[Dataset excerpt]
┄┄┄┄┄┄┄┄┄┄┄┄┄┄┄┄┄┄┄┄

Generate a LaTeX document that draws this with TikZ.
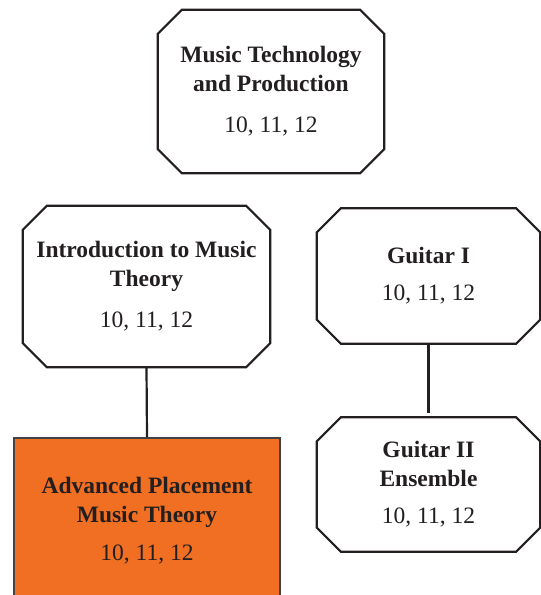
\documentclass[tikz,border=0pt]{standalone}
\usepackage{fontspec}
\setmainfont{Liberation Serif}
\definecolor{ink}{HTML}{231F20}
\definecolor{aporange}{HTML}{F16F22}
\newcommand{\octagon}[1]{%
  \draw[boxline] ([xshift=24pt]#1.north west) -- ([xshift=-24pt]#1.north east)
    -- ([yshift=-24pt]#1.north east) -- ([yshift=24pt]#1.south east)
    -- ([xshift=-24pt]#1.south east) -- ([xshift=24pt]#1.south west)
    -- ([yshift=24pt]#1.south west) -- ([yshift=-24pt]#1.north west) -- cycle;}
\tikzset{
  boxline/.style={draw=ink, line width=2.2pt, line join=miter},
  course/.style={align=center, text=ink, inner sep=0pt,
    font=\fontsize{23.5}{29}\selectfont},
  link/.style={draw=ink, line width=2.2pt},
}
\begin{document}
\begin{tikzpicture}[x=1pt,y=-1pt]
\clip (0,0) rectangle (541,595);
\fill[white] (0,0) rectangle (541,595);
\node[course, minimum width=226, minimum height=163] (mt) at (271,91.5)
  {\textbf{Music Technology}\\\textbf{and Production}\\[12pt]10, 11, 12};
\node[course, minimum width=247, minimum height=161] (intro) at (146.5,286.5)
  {\textbf{Introduction to Music}\\\textbf{Theory}\\[12pt]10, 11, 12};
\node[course, minimum width=223, minimum height=135] (g1) at (428.5,276)
  {\textbf{Guitar I}\\[8pt]10, 11, 12};
\node[course, minimum width=223, minimum height=134] (g2) at (428.5,484.5)
  {\textbf{Guitar II}\\\textbf{Ensemble}\\[8pt]10, 11, 12};
\node[course, minimum width=266, minimum height=165, fill=aporange, draw=ink!85, line width=2.2pt] (ap) at (147,520.5)
  {\textbf{Advanced Placement}\\\textbf{Music Theory}\\[9pt]10, 11, 12};
\octagon{mt}
\octagon{intro}
\octagon{g1}
\octagon{g2}
\draw[link] (intro.south) -- (ap.north);
\draw[link, shorten >=4pt] (g1.south) -- (g2.north);
\end{tikzpicture}
\end{document}
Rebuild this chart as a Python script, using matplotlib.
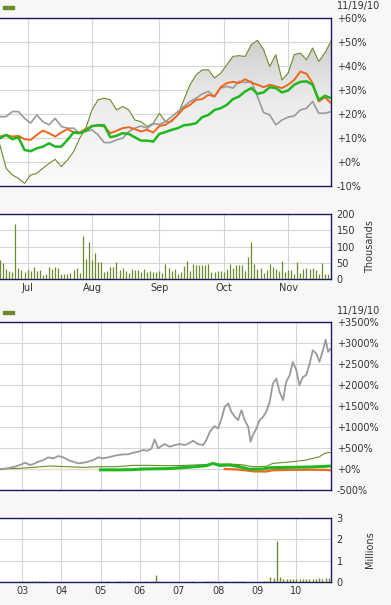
import numpy as np
import pandas as pd
import matplotlib
matplotlib.use('Agg')
import matplotlib.pyplot as plt
from matplotlib.patches import Polygon, Rectangle
from matplotlib.colors import LinearSegmentedColormap

# ---- short term (5 months, trading days) ----
days = pd.bdate_range('2010-06-18', '2010-11-19', freq='C',
                      holidays=['2010-07-05', '2010-09-06'])

# % change, sampled every second trading day
olive = [7, -2.6, -5.4, -6.8, -8.9, -5.4, -4.7, -2.6, -0.6, 1.1, -1.9, 0.8, 4.3, 9.9,
         14.1, 21.7, 25.9, 26.6, 25.9, 21.7, 23.1, 21.7, 17.5, 16.8, 14.8, 16.2, 20.3,
         16.8, 16.8, 19.6, 25.9, 32.2, 36.3, 38.4, 38.4, 35.0, 37.0, 40.5, 44.0, 44.3,
         44.0, 48.9, 50.7, 46.8, 39.8, 44.7, 34.2, 37.0, 44.7, 45.4, 42.6, 47.5, 41.9,
         45.4, 50.3]
gray = [18.9, 18.9, 21.0, 21.0, 18.2, 16.2, 19.6, 16.8, 15.5, 18.2, 14.8, 14.1, 14.1,
        12.0, 12.7, 13.4, 11.3, 8.1, 8.1, 9.2, 9.9, 12.7, 14.1, 15.0, 14.1, 15.9, 15.7,
        16.8, 18.9, 21.0, 23.1, 25.2, 26.6, 28.4, 29.4, 27.3, 30.8, 31.5, 30.8, 33.6,
        33.1, 33.6, 27.3, 20.6, 19.6, 15.5, 17.5, 18.7, 19.2, 21.7, 22.4, 25.2, 20.3,
        20.3, 21.0]
orange = [10.6, 11.3, 10.6, 10.9, 9.5, 9.2, 11.3, 13.1, 12.0, 10.6, 12.3, 13.7, 12.4,
          12.3, 13.8, 14.8, 15.3, 14.8, 12.0, 13.0, 14.1, 14.5, 13.7, 12.7, 13.4, 12.3,
          15.0, 15.5, 17.3, 19.6, 22.4, 23.8, 25.9, 26.2, 28.0, 27.3, 31.2, 32.9, 33.4,
          32.9, 34.5, 33.1, 32.2, 31.2, 32.2, 31.5, 30.8, 32.2, 34.2, 37.7, 36.8, 32.9,
          25.2, 27.0, 24.5]
green = [9.9, 11.3, 9.5, 10.3, 5.0, 4.5, 5.7, 6.4, 7.8, 6.4, 6.4, 9.2, 12.3, 12.0, 13.1,
         15.0, 15.3, 15.3, 10.3, 10.9, 12.0, 11.7, 10.3, 8.9, 8.9, 8.5, 11.7, 12.5, 13.4,
         14.1, 15.3, 15.6, 16.2, 18.7, 19.6, 21.7, 22.4, 23.8, 26.2, 27.3, 29.4, 30.8,
         28.4, 29.0, 31.2, 30.8, 29.0, 29.8, 32.2, 33.4, 33.6, 32.2, 25.9, 27.6, 26.6]

# daily volume, thousands
volume = [59, 48, 30, 26, 23, 170, 33, 28, 23, 28, 26, 38, 26, 28, 12, 15, 38, 31, 38, 33,
          15, 15, 15, 18, 28, 33, 20, 133, 62, 115, 59, 81, 51, 51, 23, 26, 38, 38, 51, 28,
          33, 26, 20, 31, 28, 28, 21, 31, 23, 26, 23, 23, 26, 20, 46, 33, 26, 31, 15, 23,
          40, 54, 26, 46, 43, 43, 43, 43, 46, 21, 23, 26, 26, 23, 30, 46, 33, 43, 43, 43,
          25, 67, 115, 46, 31, 33, 20, 28, 45, 38, 31, 26, 54, 23, 28, 28, 15, 51, 20, 31,
          35, 30, 33, 28, 15, 48, 15, 15, 59]

# ---- long term (decimal years) ----
lg_years = [2002.43, 2002.60, 2002.81, 2002.98, 2003.07, 2003.20, 2003.28, 2003.41, 2003.54,
            2003.66, 2003.79, 2003.92, 2004.05, 2004.17, 2004.30, 2004.43, 2004.56, 2004.68,
            2004.81, 2004.94, 2005.07, 2005.19, 2005.32, 2005.45, 2005.58, 2005.70, 2005.83,
            2005.96, 2006.09, 2006.21, 2006.30, 2006.38, 2006.47, 2006.55, 2006.64, 2006.77,
            2006.89, 2007.02, 2007.15, 2007.28, 2007.36, 2007.49, 2007.62, 2007.70, 2007.79,
            2007.91, 2008.00, 2008.09, 2008.17, 2008.26, 2008.34, 2008.43, 2008.51, 2008.60,
            2008.68, 2008.77, 2008.83, 2008.89, 2008.98, 2009.06, 2009.15, 2009.23, 2009.32,
            2009.40, 2009.49, 2009.57, 2009.66, 2009.74, 2009.83, 2009.91, 2010.00, 2010.08,
            2010.17, 2010.25, 2010.34, 2010.42, 2010.51, 2010.59, 2010.68, 2010.75, 2010.81,
            2010.87]
lg_gray = [-9, 15, 55, 110, 150, 95, 118, 174, 213, 277, 253, 308, 277, 213, 174, 134, 150,
           174, 213, 277, 253, 277, 308, 332, 348, 348, 388, 411, 451, 435, 490, 704, 490,
           546, 593, 530, 570, 593, 570, 625, 673, 593, 570, 688, 886, 1021, 966, 1203, 1480,
           1560, 1362, 1243, 1164, 1401, 1164, 1005, 650, 807, 966, 1164, 1243, 1362, 1599,
           2035, 2154, 1837, 1639, 2075, 2233, 2550, 2352, 1995, 2193, 2233, 2510, 2827,
           2748, 2550, 2827, 3080, 2788, 2866]

lo_years = [2002.43, 2002.94, 2003.28, 2003.70, 2004.13, 2004.56, 2004.98, 2005.41, 2005.83,
            2006.26, 2006.68, 2007.11, 2007.53, 2007.96, 2008.30, 2008.62, 2008.89, 2009.23,
            2009.40, 2009.91, 2010.25, 2010.42, 2010.59, 2010.72, 2010.85, 2010.885]
lg_olive = [0, 15, 40, 71, 55, 40, 55, 55, 87, 87, 79, 85, 100, 118, 118, 100, 55, 63, 134,
            174, 213, 253, 292, 371, 395, 390]

lgr_years = [2005.00, 2005.43, 2005.83, 2006.08, 2006.70, 2007.21, 2007.70, 2007.87, 2008.04,
             2008.30, 2008.55, 2008.81, 2009.15, 2009.32, 2009.83, 2010.34, 2010.885]
lg_green = [-20, -20, -16, 0, 8, 40, 79, 134, 85, 95, 55, -5, 0, 31, 40, 47, 71]

lor_years = [2008.17, 2008.50, 2008.77, 2008.89, 2009.23, 2009.40, 2009.83, 2010.34, 2010.75,
             2010.885]
lg_orange = [0, -12, -40, -56, -60, -30, -20, -18, -20, -32]

# monthly volume, millions (Jul 2002 - Nov 2010)
lg_volume = [0.02, 0.01, 0.02, 0.01, 0.02, 0.03,
             0.03, 0.05, 0.04, 0.06, 0.05, 0.07, 0.04, 0.03, 0.02, 0.02, 0.02, 0.01,
             0.01, 0.01, 0.02, 0.01, 0.01, 0.02, 0.01, 0.01, 0.01, 0.02, 0.01, 0.02,
             0.03, 0.02, 0.04, 0.02, 0.02, 0.03, 0.05, 0.04, 0.05, 0.03, 0.02, 0.02,
             0.02, 0.02, 0.03, 0.02, 0.03, 0.35, 0.03, 0.02, 0.02, 0.01, 0.02, 0.02,
             0.02, 0.01, 0.02, 0.02, 0.03, 0.02, 0.02, 0.02, 0.03, 0.05, 0.06, 0.03,
             0.02, 0.02, 0.03, 0.02, 0.02, 0.03, 0.04, 0.05, 0.04, 0.02, 0.02, 0.02,
             0.02, 0.02, 0.03, 0.04, 0.25, 0.18, 1.9, 0.22, 0.15, 0.14, 0.12, 0.15,
             0.12, 0.14, 0.13, 0.15, 0.12, 0.14, 0.16, 0.18, 0.15, 0.2, 0.17]
year_ticks = list(range(2003, 2011))

OLIVE = '#6b8b2b'
GRAY = '#9a9a9a'
ORANGE = '#f2661c'
GREEN = '#1fb81f'
GRID = '#d6d6d6'
FRAME = '#1a1a5e'
TXT = '#333333'
BG = '#f7f7f7'
FS = 7

W, H = 391, 605
fig = plt.figure(figsize=(W / 100, H / 100), dpi=100, facecolor=BG)


def add_ax(x0, y0, x1, y1):
    ax = fig.add_axes([x0 / W, 1 - y1 / H, (x1 - x0) / W, (y1 - y0) / H])
    ax.set_facecolor('white')
    for s in ['top', 'right', 'bottom']:
        ax.spines[s].set_color(FRAME)
        ax.spines[s].set_linewidth(1)
    ax.spines['left'].set_visible(False)
    ax.yaxis.tick_right()
    ax.tick_params(length=0, labelsize=FS, labelcolor=TXT, pad=4)
    ax.grid(True, color=GRID, lw=0.8)
    ax.set_axisbelow(True)
    return ax


idx = np.arange(len(days))
sx = idx[::2]
month_starts = [i for i in range(1, len(days)) if days[i].month != days[i - 1].month]
month_names = [days[i].strftime('%b') for i in month_starts]

# panel 1: short-term performance
ax1 = add_ax(0, 18, 331, 186)
ax1.set_yticks(range(-10, 61, 10))
ax1.set_yticklabels([f'{v:+d}%' for v in range(-10, 61, 10)])
ax1.set_xticks(month_starts)
ax1.set_xticklabels([])

verts = [(sx[0], -10)] + list(zip(sx, olive)) + [(sx[-1], -10)]
clip = Polygon(verts, closed=True, facecolor='none', edgecolor='none')
ax1.add_patch(clip)
cmap = LinearSegmentedColormap.from_list('g', ['#fbfbfb', '#ececec', '#c4c4c4'])
grad = np.linspace(0, 1, 256).reshape(-1, 1)
im = ax1.imshow(grad, extent=[0, idx[-1], -10, 60], origin='lower', aspect='auto',
                cmap=cmap, zorder=1)
im.set_clip_path(clip)
ax1.plot(sx, olive, color=OLIVE, lw=0.8, zorder=3)
ax1.plot(sx, gray, color=GRAY, lw=1.2, zorder=4)
ax1.plot(sx, orange, color=ORANGE, lw=1.4, zorder=5)
ax1.plot(sx, green, color=GREEN, lw=1.8, zorder=6)
ax1.set_xlim(0, idx[-1])
ax1.set_ylim(-10, 60)

# panel 2: short-term volume
ax2 = add_ax(0, 214, 331, 279)
ax2.vlines(idx, 0, volume, color=OLIVE, lw=0.9, zorder=3)
ax2.set_xlim(0, idx[-1])
ax2.set_ylim(0, 200)
ax2.set_yticks(range(0, 201, 50))
ax2.set_xticks(month_starts)
ax2.set_xticklabels(month_names)
ax2.tick_params(axis='x', pad=3)

# panel 3: long-term performance
ax3 = add_ax(0, 322, 331, 490)
ax3.axhline(0, xmin=0, xmax=0.31, color='#f1d9c9', lw=1, zorder=2)
ax3.plot(lo_years, lg_olive, color=OLIVE, lw=0.8, zorder=3)
ax3.plot(lg_years, lg_gray, color=GRAY, lw=1.3, zorder=4)
ax3.plot(lgr_years, lg_green, color=GREEN, lw=2.2, zorder=5)
ax3.plot(lor_years, lg_orange, color=ORANGE, lw=1.6, zorder=4)
ax3.set_xlim(2002.43, 2010.885)
ax3.set_ylim(-500, 3500)
ax3.set_yticks(range(-500, 3501, 500))
ax3.set_yticklabels([f'{v:+d}%' for v in range(-500, 3501, 500)])
ax3.set_xticks(year_ticks)
ax3.set_xticklabels([])

# panel 4: long-term volume
ax4 = add_ax(0, 518, 331, 582)
vol_years = 2002.5 + np.arange(len(lg_volume)) / 12
ax4.vlines(vol_years, 0, lg_volume, color=OLIVE, lw=1.0, zorder=3)
ax4.set_xlim(2002.43, 2010.885)
ax4.set_ylim(0, 3)
ax4.set_yticks([0, 1, 2, 3])
ax4.set_xticks(year_ticks)
ax4.set_xticklabels([str(y)[2:] for y in year_ticks])
ax4.tick_params(axis='x', pad=3)

# header bits
for y in (6, 311):
    fig.patches.append(Rectangle((3 / W, 1 - (y + 3) / H), 11 / W, 3 / H,
                                 transform=fig.transFigure, color=OLIVE))
    fig.text(337 / W, 1 - y / H, '11/19/10', fontsize=FS, color=TXT,
             ha='left', va='center')
fig.text(370 / W, 1 - 247 / H, 'Thousands', rotation=90, fontsize=FS, color=TXT,
         ha='center', va='center')
fig.text(370 / W, 1 - 550 / H, 'Millions', rotation=90, fontsize=FS, color=TXT,
         ha='center', va='center')

fig.savefig('out.png', dpi=100, facecolor=BG)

┄┄┄┄┄┄┄┄┄┄┄┄┄┄┄┄┄┄┄┄

Everything from the first line of the entries through the line that contains "holidays=['2010-07-05', '2010-09-06'])" is to be reproduced exactly, except the pictures.

Generate a LaTeX document that draws this with TikZ.
\documentclass[tikz,border=0pt]{standalone}
\usepackage{fontspec}
\setmainfont{Liberation Serif}
\definecolor{ink}{HTML}{231F20}
\definecolor{aporange}{HTML}{F16F22}
\newcommand{\octagon}[1]{%
  \draw[boxline] ([xshift=24pt]#1.north west) -- ([xshift=-24pt]#1.north east)
    -- ([yshift=-24pt]#1.north east) -- ([yshift=24pt]#1.south east)
    -- ([xshift=-24pt]#1.south east) -- ([xshift=24pt]#1.south west)
    -- ([yshift=24pt]#1.south west) -- ([yshift=-24pt]#1.north west) -- cycle;}
\tikzset{
  boxline/.style={draw=ink, line width=2.2pt, line join=miter},
  course/.style={align=center, text=ink, inner sep=0pt,
    font=\fontsize{23.5}{29}\selectfont},
  link/.style={draw=ink, line width=2.2pt},
}
\begin{document}
\begin{tikzpicture}[x=1pt,y=-1pt]
\clip (0,0) rectangle (541,595);
\fill[white] (0,0) rectangle (541,595);
\node[course, minimum width=226, minimum height=163] (mt) at (271,91.5)
  {\textbf{Music Technology}\\\textbf{and Production}\\[12pt]10, 11, 12};
\node[course, minimum width=247, minimum height=161] (intro) at (146.5,286.5)
  {\textbf{Introduction to Music}\\\textbf{Theory}\\[12pt]10, 11, 12};
\node[course, minimum width=223, minimum height=135] (g1) at (428.5,276)
  {\textbf{Guitar I}\\[8pt]10, 11, 12};
\node[course, minimum width=223, minimum height=134] (g2) at (428.5,484.5)
  {\textbf{Guitar II}\\\textbf{Ensemble}\\[8pt]10, 11, 12};
\node[course, minimum width=266, minimum height=165, fill=aporange, draw=ink!85, line width=2.2pt] (ap) at (147,520.5)
  {\textbf{Advanced Placement}\\\textbf{Music Theory}\\[9pt]10, 11, 12};
\octagon{mt}
\octagon{intro}
\octagon{g1}
\octagon{g2}
\draw[link] (intro.south) -- (ap.north);
\draw[link, shorten >=4pt] (g1.south) -- (g2.north);
\end{tikzpicture}
\end{document}
Rebuild this chart as a Python script, using matplotlib.
import numpy as np
import pandas as pd
import matplotlib
matplotlib.use('Agg')
import matplotlib.pyplot as plt
from matplotlib.patches import Polygon, Rectangle
from matplotlib.colors import LinearSegmentedColormap

# ---- short term (5 months, trading days) ----
days = pd.bdate_range('2010-06-18', '2010-11-19', freq='C',
                      holidays=['2010-07-05', '2010-09-06'])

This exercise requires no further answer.